A record of the 1837 Exhibition of the Massachusetts Charitable Mechanic Association, where confections were judged competitively, mentions “stick candy”.
A recipe for straight peppermint candy sticks, white with coloured stripes, was published in 1844.
The first documented example of the use of candy canes to celebrate Christmas occurred in 1847, when August Imgard, a German-Swedish immigrant, from Wooster, Ohio decorated the Christmas tree with paper ornaments and candy canes.
The “candy cane” is found in literature in 1866, though no description of color or flavor was provided.
The Nursery monthly magazine noted them in association with Christmas in 1874, and the Babyland magazine mentioned canes being hung on Christmas trees in 1882.

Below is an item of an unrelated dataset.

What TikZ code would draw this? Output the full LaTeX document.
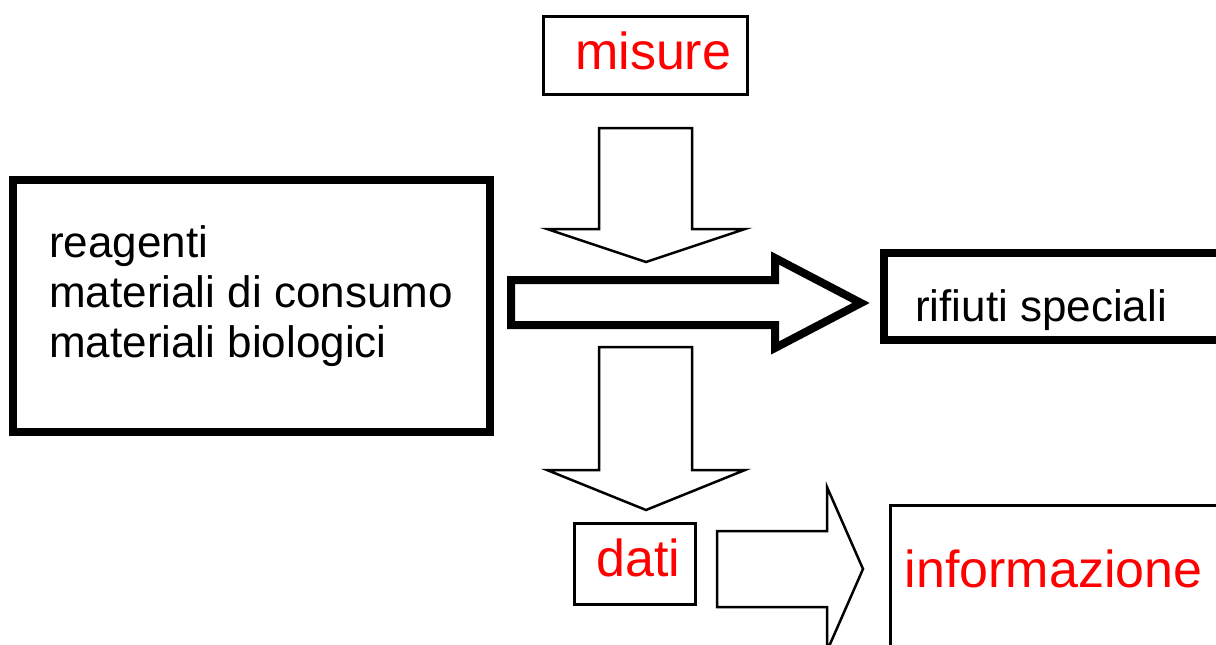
\documentclass[tikz,border=0pt]{standalone}
\usepackage{fontspec}
\setmainfont{Liberation Sans}
\begin{document}
\begin{tikzpicture}[x=1pt,y=-1pt,
  thickbox/.style={draw=black,line width=8pt,line join=miter},
  thinbox/.style={draw=black,line width=3pt,line join=miter},
  thinarrow/.style={draw=black,fill=white,line width=2.5pt,line join=miter},
  thickarrow/.style={draw=black,fill=white,line width=8pt,line join=miter,miter limit=20},
  blacklabel/.style={anchor=base west,inner sep=0pt,text=black,font=\fontsize{44}{50}\selectfont},
  redlabel/.style={anchor=base west,inner sep=0pt,text=red,font=\fontsize{52}{60}\selectfont}]
\useasboundingbox (0,0) rectangle (1216,645);
\clip (0,0) rectangle (1216,645);

% boxes
\draw[thickbox] (13,180) rectangle (490,432);
\draw[thickbox] (1240,253) -- (884,253) -- (884,340) -- (1240,340);
\draw[thinbox] (543.5,16.5) rectangle (747.5,94.5);
\draw[thinbox] (574.5,523.5) rectangle (695.5,604.5);
\draw[thinbox] (890.5,670) -- (890.5,505.5) -- (1240,505.5);

% block arrows
\draw[thinarrow] (599,128) -- (692,128) -- (692,229) -- (745,229) -- (646,262)
  -- (547,229) -- (599,229) -- cycle;
\draw[thinarrow] (599,347) -- (692,347) -- (692,470) -- (745,470) -- (646,510)
  -- (547,470) -- (599,470) -- cycle;
\draw[thickarrow] (511,280) -- (775,280) -- (775,258) -- (861,303) -- (775,348)
  -- (775,325) -- (511,325) -- cycle;
\draw[thinarrow] (717,531) -- (827,531) -- (827,487) -- (863,569) -- (827,651)
  -- (827,607) -- (717,607) -- cycle;

% labels
\node[blacklabel] (reagenti) at (49,257) {reagenti};
\node[blacklabel] (consumo) at (49,307) {materiali di consumo};
\node[blacklabel] (biologici) at (49,357) {materiali biologici};
\node[blacklabel] (rifiuti) at (915,321) {rifiuti speciali};
\node[redlabel] (misure) at (575,69) {misure};
\node[redlabel] (dati) at (596,576) {dati};
\node[redlabel] (informazione) at (904.5,587) {informazione};
\end{tikzpicture}
\end{document}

At the beginning of the 20th century, the first red-and-white-striped candy canes appeared. No one knows who exactly invented the stripes, but based on historical Christmas cards, we know that no striped candy canes appeared prior to the year 1900. Illustrations of striped candy canes didn’t even show up until the beginning of the 20th century.
As with other forms of stick candy, the earliest canes were manufactured by hand.
In 1919 in Albany, Georgia, Robert McCormack began making candy canes for local children and by the middle of the century, his company (originally the Famous Candy Company, then the Mills-McCormack Candy Company, and later Bobs Candies) had become one of the world’s leading candy cane producers.
Chicago confectioners the Bunte Brothers filed one of the earliest patents for candy cane making machines in the early 1920s.
Candy cane manufacturing initially required a fair bit of labor that limited production quantities – the canes had to be bent manually as they came off the assembly line to create their curved shape and breakage often ran over 20 percent.
McCormack’s brother-in-law, Gregory Harding Keller, was a seminary student in Rome who spent his summers working in the candy factory back home.
In 1957, Keller, as an ordained Roman Catholic priest of the Diocese of Little Rock, patented his invention, the Keller Machine, which automated the process of twisting soft candy into spiral
striping and cutting it into precise lengths as candy canes.
On Saint Nicholas Day celebrations, candy canes are given to children as they are also said to represent the crosier of the Christian bishop, Saint Nicholas – crosiers allude to the Good Shepherd,
an epithet associated with Jesus.
About 2 billion candy canes are produced in the United States annually.
The most candy canes on a Christmas tree is 6,425 and was achieved by the Winter Wonderland Group (USA) in Grove City, Ohio, USA, on 17 November 2018.
The longest line of candy canes consists of 7,735 candy canes – the length of the line measured 1,030.14 m (3,379.72 ft). It was achieved by World Vision Canada, at Hamilton District Christian
High, in Hamilton, Ontario, Canada, on 15 December 2016.